Longmont is joining Boulder in a hotter future, with more pollution and potentially worse floods at the hand of a tiny, jewel-colored insect.
The emerald ash borer, glittering green and smaller than a penny, is said to be the most destructive tree pest in North American history. In urban areas near where the invasive species first touched down in the U.S. in 2002, nearly 100 percent of ash trees have been wiped out.
“The urban tree canopy overall provides huge environmental, social, economic benefits to the community,” says Kathleen Alexander, City of Boulder forester, “everything from shading and saving energy, reducing the need for air conditioners to carbon sequestration, carbon storage, reducing the flood risk for the city.”
Trees also essentially breathe in pollutants and gather particulate matter on their leaves, keeping them out of our lungs. They save 850 lives a year in the U.S., as well as preventing 670,000 cases of acute respiratory illness and saving $7 billion in health costs, according to the U.S. Forest Service.
But wherever emerald ash borers go, ash trees die. Tens of millions of trees have been lost since the borer reached the U.S. from Asia almost 15 years ago. Landing first in Michigan, they have now spread to 25 states and two Canadian provinces.
And as of June 6, they were discovered in Longmont.
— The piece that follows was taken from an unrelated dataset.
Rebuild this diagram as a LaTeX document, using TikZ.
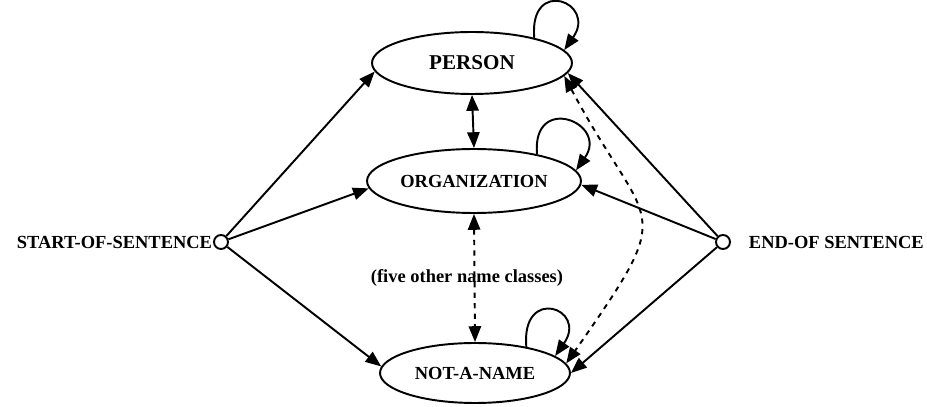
\documentclass[tikz,border=0pt]{standalone}
\usepackage{fontspec}
\setmainfont{Liberation Serif}
\usetikzlibrary{shapes.geometric}
\usetikzlibrary{arrows.meta}

\begin{document}
\begin{tikzpicture}[x=0.02cm,y=0.02cm,line width=1.1pt,
	>={Triangle[length=9pt,width=7pt]},
	state/.style={draw,ellipse,inner sep=0pt,font=\fontsize{10.5}{12}\selectfont\bfseries},
	endpoint/.style={draw,circle,minimum size=0.28cm,inner sep=0pt},
	lbl/.style={inner sep=0pt,font=\fontsize{10.5}{12}\selectfont\bfseries}]
	\useasboundingbox (0,0) rectangle (927,406);
	% Name Classes %
	\node (person) [state,minimum width=4cm,minimum height=1.24cm] at (472,343) {\fontsize{12}{14}\selectfont PERSON};
	\node (org) [state,minimum width=4.28cm,minimum height=1.28cm] at (474,225) {ORGANIZATION};
	\node (notaname) [state,minimum width=3.8cm,minimum height=1.2cm] at (475,33) {NOT-A-NAME};
	\node (others) [lbl] at (467,128) {(five other name classes)};
	% Sentence Ends %
	\node (start) [endpoint] at (221,164) {};
	\node (end) [endpoint] at (723,164) {};
	\node (startlabel) [lbl,anchor=east] at (213,164) {START-OF-SENTENCE};
	\node (endlabel) [lbl,anchor=west] at (748,164) {END-OF SENTENCE};
	% Transitions %
	\draw [->] (start) -- (person.185);
	\draw [->] (start) -- (org.184);
	\draw [->] (start) -- (notaname.176);
	\draw [->] (end) -- (person.354);
	\draw [->] (end) -- (org.358);
	\draw [->] (end) -- (notaname.0);
	\draw [<->] (person.south) -- (org.north);
	\draw [<->,dashed] (org.south) -- (notaname.north);
	\draw [<->,dashed] (person.352) .. controls +(-62:180) and +(55:200) .. (notaname.6);
	% Self Loops %
	\draw [->] (person.22) .. controls +(95:62) and +(55:58) .. (person.8);
	\draw [->] (org.23) .. controls +(95:62) and +(55:58) .. (org.6);
	\draw [->] (notaname.27) .. controls +(95:62) and +(55:58) .. (notaname.12);
\end{tikzpicture}
\end{document}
Evidenced by the damage they’ve already caused, it’s believed borers have been there for at least two years, but so far they appear to be localized in a single neighborhood, near Ninth Avenue and Hover Street, close to Golden Ponds Park.
“The good news is we haven’t found it anywhere else yet,” says Ken Wicklund, Longmont forestry supervisor. “I don’t know if good news is the right word there cause it moves so quickly … We can presume that it’s in more parts of the city than just that one neighborhood, but it’s really difficult to detect this thing early on.”
Emerald ash borers were first found in Colorado in 2013 in the City of Boulder and hadn’t shown signs of spreading until now. But that doesn’t mean they haven’t.
“The way this insect works is that it goes undetected early on and you really can’t see the symptoms, but the beetle’s doing its business in the tree,” Wicklund says.
Females lay 40 to 70 eggs at a time and can have as many as 200 in their lifetime. Wicklund says their prolific breeding and ability to spread quickly is what makes the invasive insect so deadly.
Borers’ larvae live beneath the bark of ash trees, burrowing in meandering S-shaped tunnels and cutting off the tree’s supply of nutrients and water.
Longmont has a plan to treat 900 trees on public land and remove low-quality trees, replacing them with other species. But of the 37,800 ash trees in Longmont, 35,000 are on private land; meaning homeowners are responsible for treating and/or removing infected trees.
“We have more eyes looking than ever,” Wicklund says. “We have contractors looking as they prune trees, our own staff is looking as we’re working on the ash trees, and we’re getting a lot of calls from citizens.”
But what citizens report most often are another insect called a lilac ash borer.
“Emerald ash borer is basically a tree killer,” Wicklund says, “But lilac ash borer can stress out portions of the tree and it can give some symptoms that are similar to emerald ash borer.”
Lilac ash borers appear wasp-like. They leave larger exit holes that aren’t D shaped and tend to single out portions of the tree rather than killing the whole thing.
Alexander suggests property owners consult local certified arborists to determine the best course of action. Pesticides are expensive and have to be administered by a professional throughout the life of the tree. The cheaper option is to remove and replace infested ash trees, which can still cost up to a thousand dollars.
The City of Boulder has a goal of planting 500 new trees a year. Boulder spent $128,000 on the emerald ash borer last year between planting new trees, pesticide treatments, tree removal and debris management. The City anticipates increased tree removal to raise this year’s cost by $40,000 based on the number of dead trees.
“Economically, it’s gonna cost a lot to deal with emerald ash borer,” Alexander says. “Not just for the City of Boulder, but Longmont, Denver, every community out there. Ash makes up a big component of our urban forests here along the Front Range.”
Wicklund says it’s nearly impossible to eradicate the insect. The best chance we have for keeping costs down and minimizing the damages of lost trees is detecting infestations early and planting new trees to take the place of our ash, which will inevitably succumb to the emerald ash borer.